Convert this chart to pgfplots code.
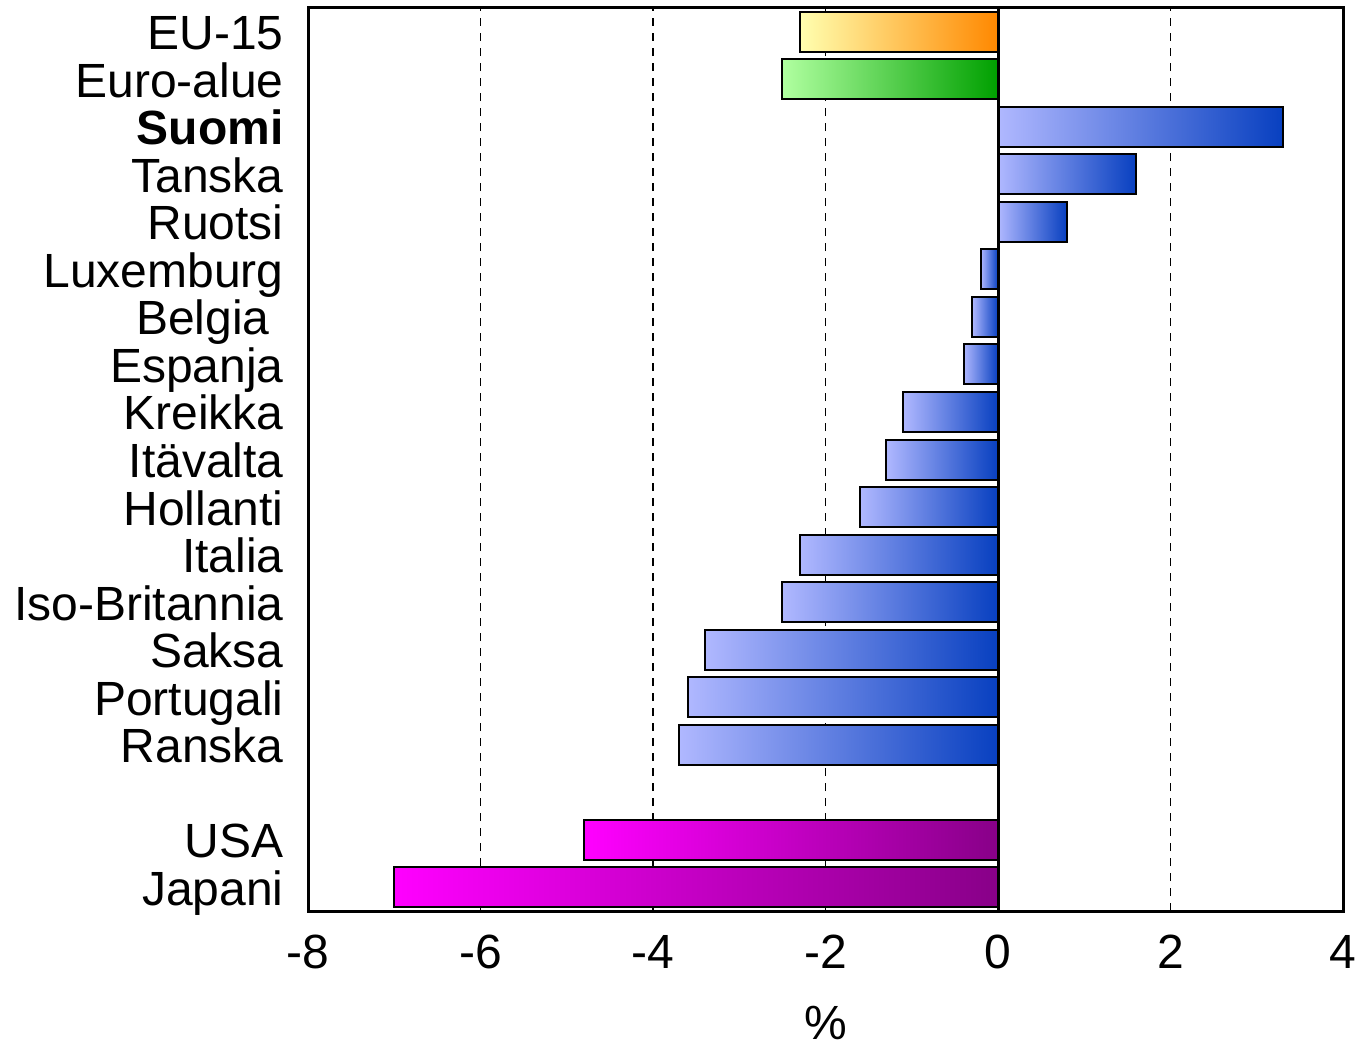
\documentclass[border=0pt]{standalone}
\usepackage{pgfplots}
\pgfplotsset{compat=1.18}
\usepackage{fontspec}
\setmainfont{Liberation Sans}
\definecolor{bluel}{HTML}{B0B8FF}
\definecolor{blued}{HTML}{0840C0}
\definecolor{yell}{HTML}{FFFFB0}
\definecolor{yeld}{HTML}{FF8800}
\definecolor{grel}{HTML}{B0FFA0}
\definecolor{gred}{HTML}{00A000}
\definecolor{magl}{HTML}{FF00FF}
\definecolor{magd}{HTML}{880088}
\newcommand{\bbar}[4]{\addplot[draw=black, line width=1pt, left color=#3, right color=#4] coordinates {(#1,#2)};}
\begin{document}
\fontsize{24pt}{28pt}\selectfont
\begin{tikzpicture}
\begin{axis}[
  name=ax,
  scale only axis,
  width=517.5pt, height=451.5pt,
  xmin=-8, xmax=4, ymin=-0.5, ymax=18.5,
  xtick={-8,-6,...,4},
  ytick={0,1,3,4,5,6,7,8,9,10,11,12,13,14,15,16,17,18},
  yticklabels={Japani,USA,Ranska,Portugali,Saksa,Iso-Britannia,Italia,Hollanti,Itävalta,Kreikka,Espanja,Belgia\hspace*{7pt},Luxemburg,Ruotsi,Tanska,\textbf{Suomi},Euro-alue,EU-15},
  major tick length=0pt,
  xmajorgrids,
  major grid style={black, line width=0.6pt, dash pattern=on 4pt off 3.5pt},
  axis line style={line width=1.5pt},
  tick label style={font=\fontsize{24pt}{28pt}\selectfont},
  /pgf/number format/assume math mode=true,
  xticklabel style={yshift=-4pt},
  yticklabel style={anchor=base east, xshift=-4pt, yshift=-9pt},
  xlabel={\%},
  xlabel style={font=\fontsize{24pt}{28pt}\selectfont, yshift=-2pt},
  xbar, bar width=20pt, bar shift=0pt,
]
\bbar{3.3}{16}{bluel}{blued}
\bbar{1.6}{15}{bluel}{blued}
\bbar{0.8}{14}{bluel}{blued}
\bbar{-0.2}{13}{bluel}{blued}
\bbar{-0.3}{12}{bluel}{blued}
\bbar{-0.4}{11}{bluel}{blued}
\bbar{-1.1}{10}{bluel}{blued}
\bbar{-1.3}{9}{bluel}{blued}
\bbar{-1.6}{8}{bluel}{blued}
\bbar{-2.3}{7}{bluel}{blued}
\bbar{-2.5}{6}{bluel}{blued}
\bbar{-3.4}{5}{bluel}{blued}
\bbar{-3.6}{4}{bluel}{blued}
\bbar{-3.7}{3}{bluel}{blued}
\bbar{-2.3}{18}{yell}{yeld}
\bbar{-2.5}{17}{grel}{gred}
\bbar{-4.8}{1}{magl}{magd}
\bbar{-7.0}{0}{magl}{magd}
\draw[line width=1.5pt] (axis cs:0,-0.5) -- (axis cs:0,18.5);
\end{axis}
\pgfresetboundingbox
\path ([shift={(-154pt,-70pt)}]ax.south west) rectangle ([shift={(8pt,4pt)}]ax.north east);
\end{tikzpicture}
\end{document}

──────

→ **Task prompt**
Write out the whole listing exactly, and drop the pictures.

→ **Full solution**
Convert this chart to pgfplots code.
\documentclass[border=0pt]{standalone}
\usepackage{pgfplots}
\pgfplotsset{compat=1.18}
\usepackage{fontspec}
\setmainfont{Liberation Sans}
\definecolor{bluel}{HTML}{B0B8FF}
\definecolor{blued}{HTML}{0840C0}
\definecolor{yell}{HTML}{FFFFB0}
\definecolor{yeld}{HTML}{FF8800}
\definecolor{grel}{HTML}{B0FFA0}
\definecolor{gred}{HTML}{00A000}
\definecolor{magl}{HTML}{FF00FF}
\definecolor{magd}{HTML}{880088}
\newcommand{\bbar}[4]{\addplot[draw=black, line width=1pt, left color=#3, right color=#4] coordinates {(#1,#2)};}
\begin{document}
\fontsize{24pt}{28pt}\selectfont
\begin{tikzpicture}
\begin{axis}[
  name=ax,
  scale only axis,
  width=517.5pt, height=451.5pt,
  xmin=-8, xmax=4, ymin=-0.5, ymax=18.5,
  xtick={-8,-6,...,4},
  ytick={0,1,3,4,5,6,7,8,9,10,11,12,13,14,15,16,17,18},
  yticklabels={Japani,USA,Ranska,Portugali,Saksa,Iso-Britannia,Italia,Hollanti,Itävalta,Kreikka,Espanja,Belgia\hspace*{7pt},Luxemburg,Ruotsi,Tanska,\textbf{Suomi},Euro-alue,EU-15},
  major tick length=0pt,
  xmajorgrids,
  major grid style={black, line width=0.6pt, dash pattern=on 4pt off 3.5pt},
  axis line style={line width=1.5pt},
  tick label style={font=\fontsize{24pt}{28pt}\selectfont},
  /pgf/number format/assume math mode=true,
  xticklabel style={yshift=-4pt},
  yticklabel style={anchor=base east, xshift=-4pt, yshift=-9pt},
  xlabel={\%},
  xlabel style={font=\fontsize{24pt}{28pt}\selectfont, yshift=-2pt},
  xbar, bar width=20pt, bar shift=0pt,
]
\bbar{3.3}{16}{bluel}{blued}
\bbar{1.6}{15}{bluel}{blued}
\bbar{0.8}{14}{bluel}{blued}
\bbar{-0.2}{13}{bluel}{blued}
\bbar{-0.3}{12}{bluel}{blued}
\bbar{-0.4}{11}{bluel}{blued}
\bbar{-1.1}{10}{bluel}{blued}
\bbar{-1.3}{9}{bluel}{blued}
\bbar{-1.6}{8}{bluel}{blued}
\bbar{-2.3}{7}{bluel}{blued}
\bbar{-2.5}{6}{bluel}{blued}
\bbar{-3.4}{5}{bluel}{blued}
\bbar{-3.6}{4}{bluel}{blued}
\bbar{-3.7}{3}{bluel}{blued}
\bbar{-2.3}{18}{yell}{yeld}
\bbar{-2.5}{17}{grel}{gred}
\bbar{-4.8}{1}{magl}{magd}
\bbar{-7.0}{0}{magl}{magd}
\draw[line width=1.5pt] (axis cs:0,-0.5) -- (axis cs:0,18.5);
\end{axis}
\pgfresetboundingbox
\path ([shift={(-154pt,-70pt)}]ax.south west) rectangle ([shift={(8pt,4pt)}]ax.north east);
\end{tikzpicture}
\end{document}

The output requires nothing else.